Transdisciplinary collaboration and coordination: Substantial coordination, interaction and collaboration among cancer center members from a variety of disciplines enhance and add value to the productivity and quality of research in the center.
Cancer focus: A defined scientific focus on cancer research is clear from the center members’ grants and contracts, and from the structure and objectives of its formal programs.
Institutional commitment: The center is recognized as a formal organizational component with space, positions and discretionary resources.
Center director: The director is a highly qualified scientist and administrator with leadership experience and institutional authority to manage the center and further its scientific mission and objectives.
Q: What does it take to earn NCI designation?
A cancer center must prove itself capable of making a major contribution to cancer research.

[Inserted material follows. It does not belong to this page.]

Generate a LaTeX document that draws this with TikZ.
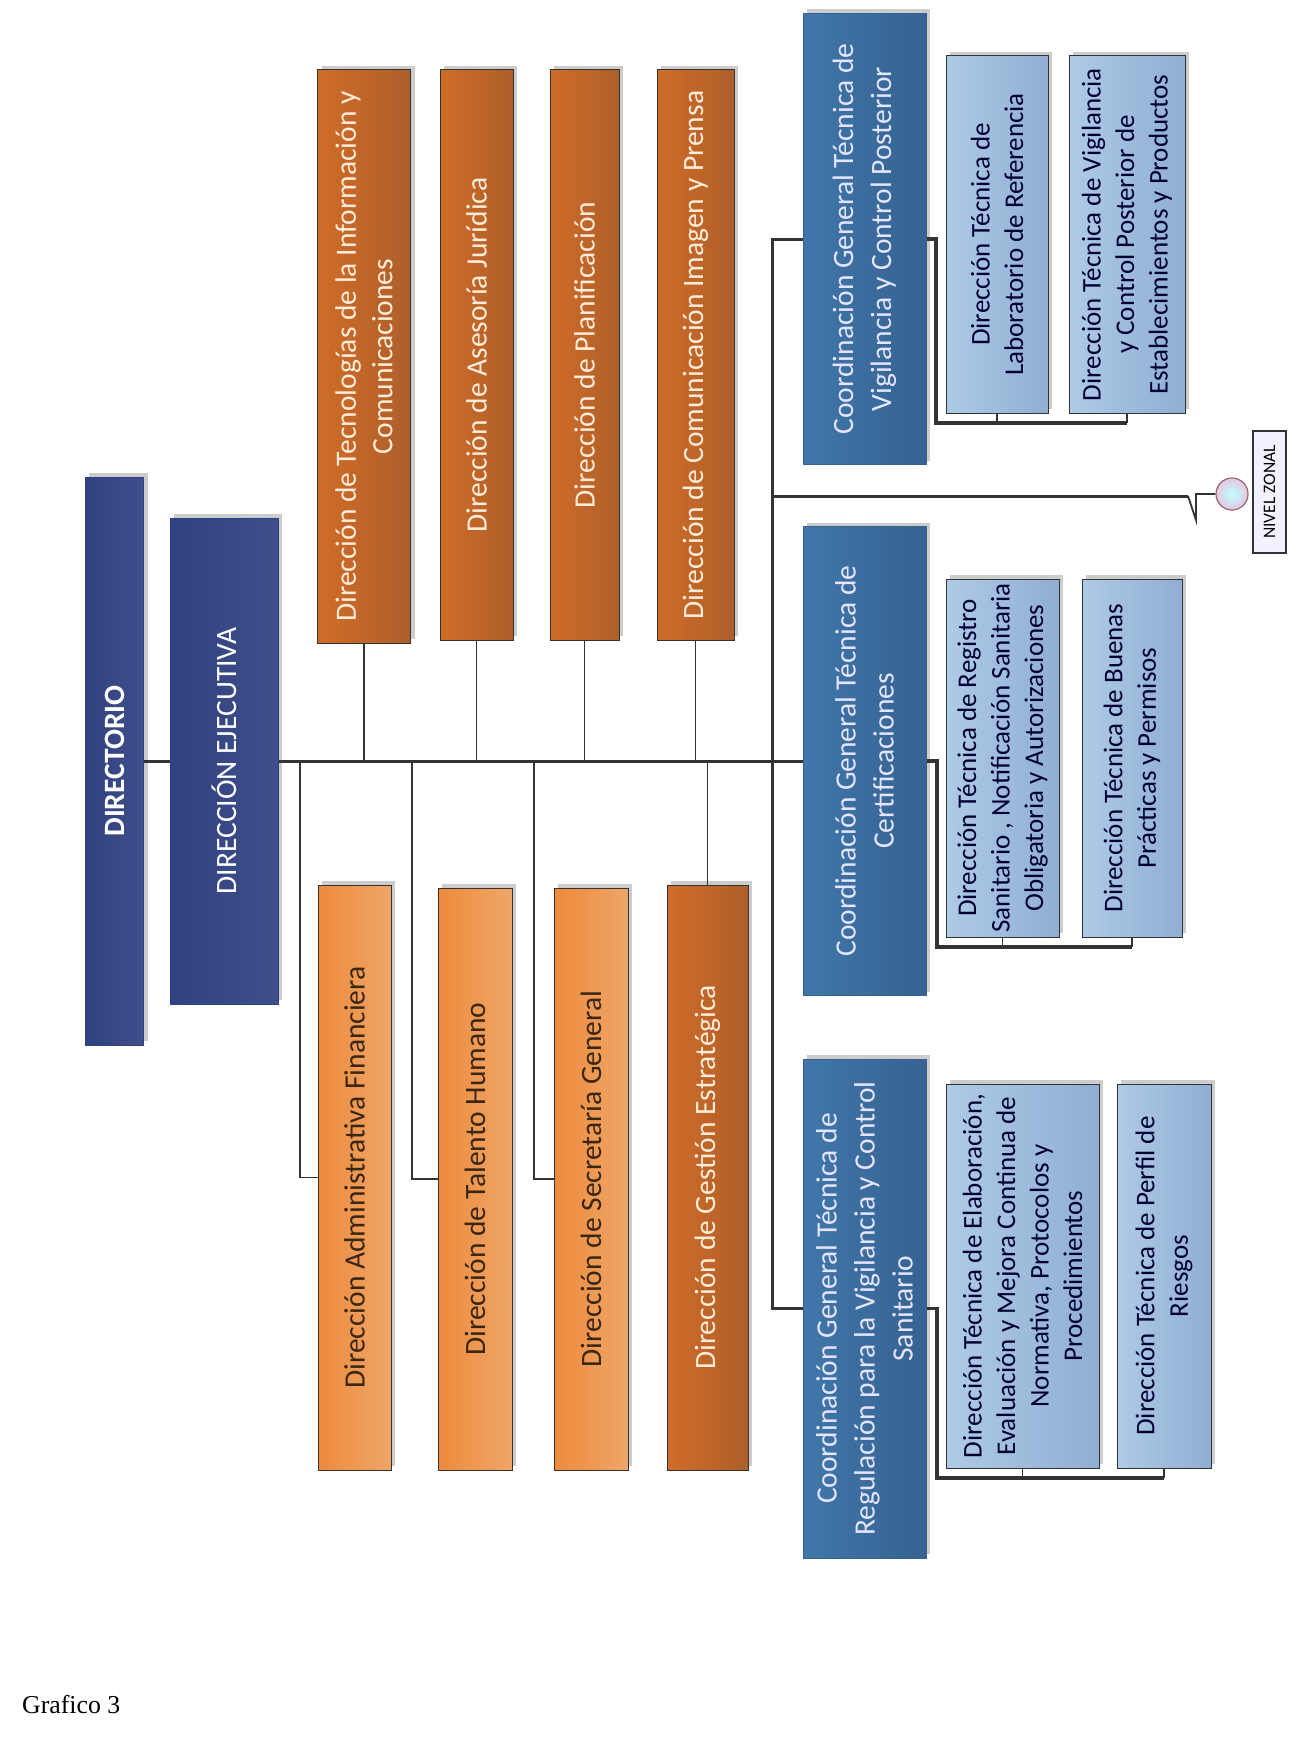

Earning NCI designation is an intensive process that usually takes years to attain.
All NCI-designated cancer centers receive substantial financial support from NCI grants and are re-evaluated each time their cancer center support grant comes up for renewal (generally every three to five years).
These awards fund formal research programs that foster interactions between basic laboratory, clinical and population scientists; access for investigators to shared services and technologies that are necessary to their research efforts; and other scientific infrastructure.
Q: What does NCI designation mean to patients?
Patients receiving care at an NCI-designated cancer center are the first in line for the newest, most promising therapies and laboratory findings. They have more opportunities to take part in clinical trials that test new treatments, and they are able to receive individualized care much closer to home.